Comment les ONG sont entrées dans l'ADN des entreprises

Par Jérôme AURIAC

14 janvier 2015

Quartier de la Défense, Paris, France. Dans l’antichambre feutrée d’un conseil d’administration d’une grande entreprise énergétique internationale, un homme d’une cinquantaine d’années en costume trois pièces anthracite et souliers vernis s’emporte :

« Quelle idée ! Ils sont devenus fous ?! Cela ne va faire que ralentir nos décisions, apporter la contradiction là où nous avons besoin de lisibilité, de stabilité ! De ma vie je n’ai vu dans ces organisations qu’une bande de gauchistes dogmatiques, d’opportunistes. Et puis où est-elle, leur expertise, celle que vous louez en permanence ? Qu’ont-ils apporté, hein, à part la peur de l’avenir et les taxes ? Je vous le dis mon cher, toute cette idée de la vieille garde du Conseil ne me plaît pas du tout, mais pas du tout. Enfin, soyons sérieux, les trouvez-vous crédibles, légitimes ? Moi pas. Il va falloir être très attentif, et je vous dis cela à vous, mon cher X, car c’est vous qui devrez convaincre nos actionnaires que cette nouveauté incongrue suggérée par nos caciques est une erreur stratégique. Je vous fais confiance pour miner le terrain, il me reste huit mois de mandat, ce n’est pas cela qui va me faire ralentir. »

30 novembre 2035

Assemblée générale de Global Innovative Energy Consortium (GIEC) et anniversaire des 20 ans du Turning point.

Une femme indienne de 43 ans, CEO du groupe, ouvre les débats après la présentation des comptes. L’hologramme est retransmis dans le monde entier sur les tablettes tactiles, écrans d’ordinateurs ou montres connectées. GIEC a aujourd’hui plus de 100 millions d’actionnaires individuels. Les yeux plongés vers la salle et les caméras, elle se lance.

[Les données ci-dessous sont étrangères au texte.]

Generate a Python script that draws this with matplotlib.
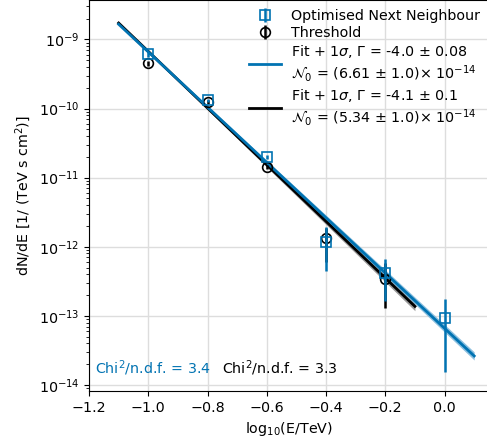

« Chers actionnaires, si notre entreprise est aujourd’hui le leader mondial de la production d’énergies renouvelables, c’est tout d’abord grâce à vous. Vous, hommes et femmes du monde entier, avez cru en nous depuis le virage stratégique entrepris il y a 20 ans. À l’époque, la crise énergétique et environnementale mondiale demandait des actions claires, des positionnements forts et lisibles, mais aussi une certaine prise de risque.

En ce temps, la composition de notre actionnariat et la pression que certains fonds d’investissement mettaient sur nos décideurs ne permettaient pas d’avoir une vision de long terme. Nos directions exécutives étaient "ontologiquement" les hommes et femmes de main des fonds d’investissement qui détenaient la majorité du capital. Ils et elles ont accompli de grandes choses, mais ont toujours été confrontés à une limite, forte, celle du temps et de l’engagement. Notre Conseil d’administration de l’époque a compris cela et a alors, contre le consensus, suivi un chemin iconoclaste. Grâce à la ligne qu’il a tracée, nous sommes aujourd’hui ce que nous sommes. C’est à cette époque qu’il a été suggéré d’ouvrir le système de prise de décision à des tierces parties. Des parties prenantes externes à l’entreprise. Au départ, il s’agissait d’apporter un regard critique constructif sur nos activités dans les différents comités, car les jeux de pouvoir et la peur du débat avaient bloqué toute velléité de porter la contradiction. Les membres du board d’alors les ont donc fait entrer par la porte de service (elle sourit).

En invitant des ONG environnementales et de développement à la sacro-sainte table de nos décisions stratégiques, nous avons passé un pacte avec elles. Le pacte du progrès. Il ne s’agissait en rien de vouloir les contraindre ou d’annihiler leur capacité d’interpellation, il s’agissait bien d’une forme de disruption provoquée pour faire entrer un air neuf dans nos salles confinées. L’idée n’était pas non plus d’avoir des débats sans fin pour refaire le monde, nous étions dans une période d’urgence et la question se posait en termes très simples : comment renverser ou limiter le dérèglement climatique ? Comment faire de ce défi que nous ne pouvions relever seuls un formidable tremplin pour transformer non seulement le business model mais aussi l’ADN de notre entreprise ?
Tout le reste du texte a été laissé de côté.